THE Government can fund up to 30% of the cost of operating a new Swansea-Cork ferry service EU officials have confirmed.
According to Fine Gael MEP Colm Burke, about 30% of the likely costs could be met through central government funding.
He claims European Commission legislation would allow the Government to provide significant financial support for re-opening the link to Britain with Ireland’s south-west.
Tourist accommodation and services providers in Cork and Kerry said the loss of the ferry over the past two years is running into tens of millions. Mr Burke said he had approached European Commission officials seeking information on whether the Irish Government would be allowed to back a new ferry operation.
“The commission, in their response, outlined that the Government can fund up to 30% of the cost of operating this route for a period of three years.
“The ball is now in the Government’s court to supply the strategic funds to restart this route which is of immense importance to the south-west region,” Mr Burke said.
The Port of Cork is in discussion with potential operators to reopen the route which closed in 2006. It is estimated the loss of the ferry link has cost the south-west economy a staggering €38 million annually.
The Port of Cork and British Associated Ports — which controls Swansea port — have agreed to offer incentives to any company willing to restart the service.
Michael McCarthy, Port of Cork marketing manager, said any financial support from the Government would be most welcome.
“We are currently working with a number of interested parties on the project. A business case study has shown potential in terms of a ferry carrying passengers and cargo. We have identified this as a profitable service.
“Providing funding to get it off the ground would represent a vital cog in the route’s long-term viability,” Mr McCarthy said.

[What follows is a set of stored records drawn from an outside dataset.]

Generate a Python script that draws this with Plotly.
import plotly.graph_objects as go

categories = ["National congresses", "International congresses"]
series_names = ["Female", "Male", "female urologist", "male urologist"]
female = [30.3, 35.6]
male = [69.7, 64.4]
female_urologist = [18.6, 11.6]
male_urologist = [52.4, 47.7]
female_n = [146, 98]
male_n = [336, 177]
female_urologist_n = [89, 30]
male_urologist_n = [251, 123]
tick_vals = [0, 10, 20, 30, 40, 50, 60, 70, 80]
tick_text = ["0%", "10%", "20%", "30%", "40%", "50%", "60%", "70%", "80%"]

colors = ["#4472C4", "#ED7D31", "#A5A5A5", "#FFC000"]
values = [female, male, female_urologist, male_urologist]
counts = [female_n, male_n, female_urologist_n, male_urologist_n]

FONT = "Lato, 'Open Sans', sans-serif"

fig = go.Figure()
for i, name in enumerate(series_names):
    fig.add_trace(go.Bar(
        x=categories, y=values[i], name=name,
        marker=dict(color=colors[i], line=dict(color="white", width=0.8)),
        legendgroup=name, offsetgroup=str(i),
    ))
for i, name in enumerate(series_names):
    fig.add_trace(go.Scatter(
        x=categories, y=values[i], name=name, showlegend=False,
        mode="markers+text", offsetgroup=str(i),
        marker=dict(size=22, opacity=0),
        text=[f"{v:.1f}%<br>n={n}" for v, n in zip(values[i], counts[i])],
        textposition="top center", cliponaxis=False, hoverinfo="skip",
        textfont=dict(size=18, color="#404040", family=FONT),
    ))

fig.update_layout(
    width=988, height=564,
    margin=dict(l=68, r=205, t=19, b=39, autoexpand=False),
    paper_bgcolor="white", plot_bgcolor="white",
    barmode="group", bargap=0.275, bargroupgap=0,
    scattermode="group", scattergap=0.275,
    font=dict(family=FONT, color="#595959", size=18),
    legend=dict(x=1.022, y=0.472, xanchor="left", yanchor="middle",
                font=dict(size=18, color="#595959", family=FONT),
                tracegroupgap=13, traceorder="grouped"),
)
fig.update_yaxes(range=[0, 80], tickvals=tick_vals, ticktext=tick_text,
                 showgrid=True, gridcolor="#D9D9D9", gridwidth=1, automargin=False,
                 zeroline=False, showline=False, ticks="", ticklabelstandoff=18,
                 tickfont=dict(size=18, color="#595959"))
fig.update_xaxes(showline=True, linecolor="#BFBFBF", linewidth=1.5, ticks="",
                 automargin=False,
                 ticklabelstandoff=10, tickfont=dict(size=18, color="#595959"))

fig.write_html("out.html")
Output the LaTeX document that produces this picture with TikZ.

Port of Cork officials are actively engaged in developing specific proposals for improving maritime links between Ireland, France and Spain through the Western Europe Sea Transport & Motorways of the Sea (WEST-MOS project).
Mr Burke said these potential routes can be funded as part of the Motorways of the Sea which is a stated priority under the EU’s Trans-European Networks Programme.
It would offer enormous potential for reducing costs, CO2 emissions and congestion on land motorways for consumers, hauliers and public authorities alike.
“In 2007 the Port of Cork had a record throughput of 10.7 million tonnes, proving that it is the premier port on the south coast of Ireland,” the Ireland South MEP said.
“It’s obvious that investment costs for Motorways of the Seas would amount to only a fraction of what new terrestrial motorways would cost.
“It is time that the Irish Government took this issue seriously and supported investment in maritime links between Cork and Swansea and Cork to Spain,” Mr Burke said.